- US single picture sleeve

Single by Canned Heat

from the album Living the Blues
- B-side: "One Kind Favor"
- Released: 1968
- Recorded: 1968
- Studio: I.D. Sound Recorders, Hollywood, California
- Genre: Blues rock
- Length: 2:50
- Label: Liberty
- Songwriter: Alan Wilson (see text)
- Producers: Canned Heat, Skip Taylor

Canned Heat singles chronology
| "On the Road Again" (1968) | "Going Up the Country" (1968) | "Time Was" (1969) |

= Going Up the Country =

1968 song by Canned Heat

"Going Up the Country" (also "Goin' Up the Country") is a song adapted and recorded by American blues rock band Canned Heat. Called a "rural hippie anthem", it became one of the band's biggest hits and best-known songs. As with their previous single, "On the Road Again", the song was adapted from a 1920s blues song by Henry Thomas "Bull Doze Blues" and sung by Alan Wilson.

==Background and composition==
Canned Heat, who were enthusiasts of the early blues, based "Going Up the Country" on "Bull Doze Blues", recorded in 1928 by Texas bluesman Henry Thomas. Thomas was from the songster tradition and had a unique sound, sometimes accompanying himself on quills, an early Afro-American wind instrument similar to panpipes. He recorded "Bull Doze Blues" in Chicago on June 13, 1928, for Vocalion Records.

For "Going Up the Country", Canned Heat's Wilson used Thomas' melody on the quills and his basic rhythm, but arranged it for a rock setting and rewrote the lyrics. In addition to the bass and drum rhythm section, Henry Vestine supplied a "light electric rhythm guitar" and multi-instrumentalist Jim Horn reproduced Thomas' quill parts on the flute.

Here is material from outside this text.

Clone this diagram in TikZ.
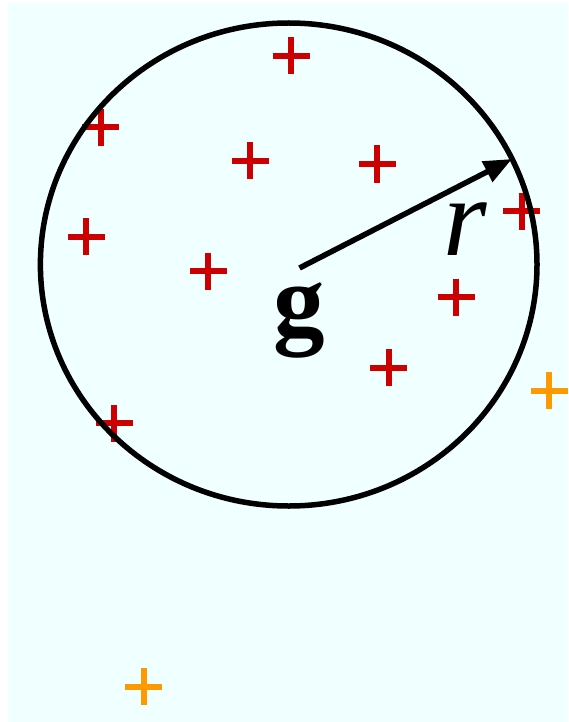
\documentclass[tikz,border=0pt]{standalone}
\usepackage{fontspec}
\setmainfont{Liberation Serif}
\usetikzlibrary{arrows.meta}
\definecolor{bgcol}{RGB}{240,255,255}
\definecolor{plusred}{RGB}{204,0,0}
\definecolor{plusorange}{RGB}{255,153,0}
\tikzset{
  redplus/.style={draw=plusred, line width=6pt},
  orangeplus/.style={draw=plusorange, line width=6pt},
  ring/.style={draw=black, line width=5.5pt},
  radius arrow/.style={draw=black, line width=5.5pt, -{Triangle[length=28pt,width=22pt]}},
}
\newcommand{\plusat}[3]{\path[#1] (#2,#3) +(-18.5,0) -- +(18.5,0) +(0,-18.5) -- +(0,18.5);}
\begin{document}
\begin{tikzpicture}[x=1pt,y=-1pt]
\useasboundingbox (0,0) rectangle (568,722);
\fill[bgcol] (8,3) rectangle (568,722);
% red pluses
\plusat{redplus}{291}{56}
\plusat{redplus}{100.7}{127.5}
\plusat{redplus}{250}{161}
\plusat{redplus}{377}{164}
\plusat{redplus}{521.5}{211}
\plusat{redplus}{86.3}{236.5}
\plusat{redplus}{208.3}{271}
\plusat{redplus}{456}{297}
\plusat{redplus}{388.5}{367.5}
\plusat{redplus}{114.3}{423.3}
% orange pluses
\plusat{orangeplus}{549.3}{390.7}
\plusat{orangeplus}{143.7}{686.5}
% circle
\coordinate (c) at (288.7,264.5);
\path[ring] (c) ellipse [x radius=248.3, y radius=241.5];
% radius arrow
\coordinate (start) at (299.5,268);
\coordinate (tip) at (512,159);
\path[radius arrow] (start) -- (tip);
% labels
\node[inner sep=0pt, font=\fontsize{103}{105}\selectfont\bfseries] (g) at (299,320.5) {g};
\node[inner sep=0pt, font=\fontsize{112}{114}\selectfont\itshape] (r) at (465,229) {r};
\end{tikzpicture}
\end{document}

Although linked to the counterculture of the 1960s' back-to-the-land movement, Wilson's lyrics are ambiguous, leading some to suggest they were about evading the draft during the Vietnam War by moving to Canada:

Now, baby, pack your leaving trunk, you know we've got to leave today
Just exactly where we're going, I cannot say, but we might even leave the U.S.A.
'Cause there's a brand new game that I don't wanna play

==Recording==
The song was recorded at I.D. Sound Recorders in Hollywood, CA. Although Bob Hite is seen playing the flute on video performances of the song, in the studio it was legendary session man Jim Horn who played the part on record.

==Releases and charts==
In October 1968, Liberty Records first released "Going Up the Country" on Canned Heat's third album, Living the Blues, and followed it with a single on November 22, 1968. The single peaked at number 11 on the Billboard Hot 100 singles chart on January 25, 1969, making it the band's best showing on the main U.S. chart. On January 6, 1969, the song reached number 5 on the Canadian RPM charts, Number 4 on the New Zealand Listener charts and on January 7, 1969, the song peaked at number 19 on the UK Singles Chart.

The song appears on several Canned Heat compilation albums, including Canned Heat Cookbook, Let's Work Together: The Best of Canned Heat (1989) and Uncanned! The Best of Canned Heat (1994). The group performed "Going Up the Country" at the Woodstock music festival in August 1969. The song is used in the Woodstock film and appears on the original soundtrack album.

The song was also included in the soundtrack for the 2010 skateboarding video game Skate 3.

==Certifications==

| Region | Certification | Certified units/sales |
| United Kingdom (BPI) | Silver | 200,000^{‡} |
^{‡} Sales+streaming figures based on certification alone.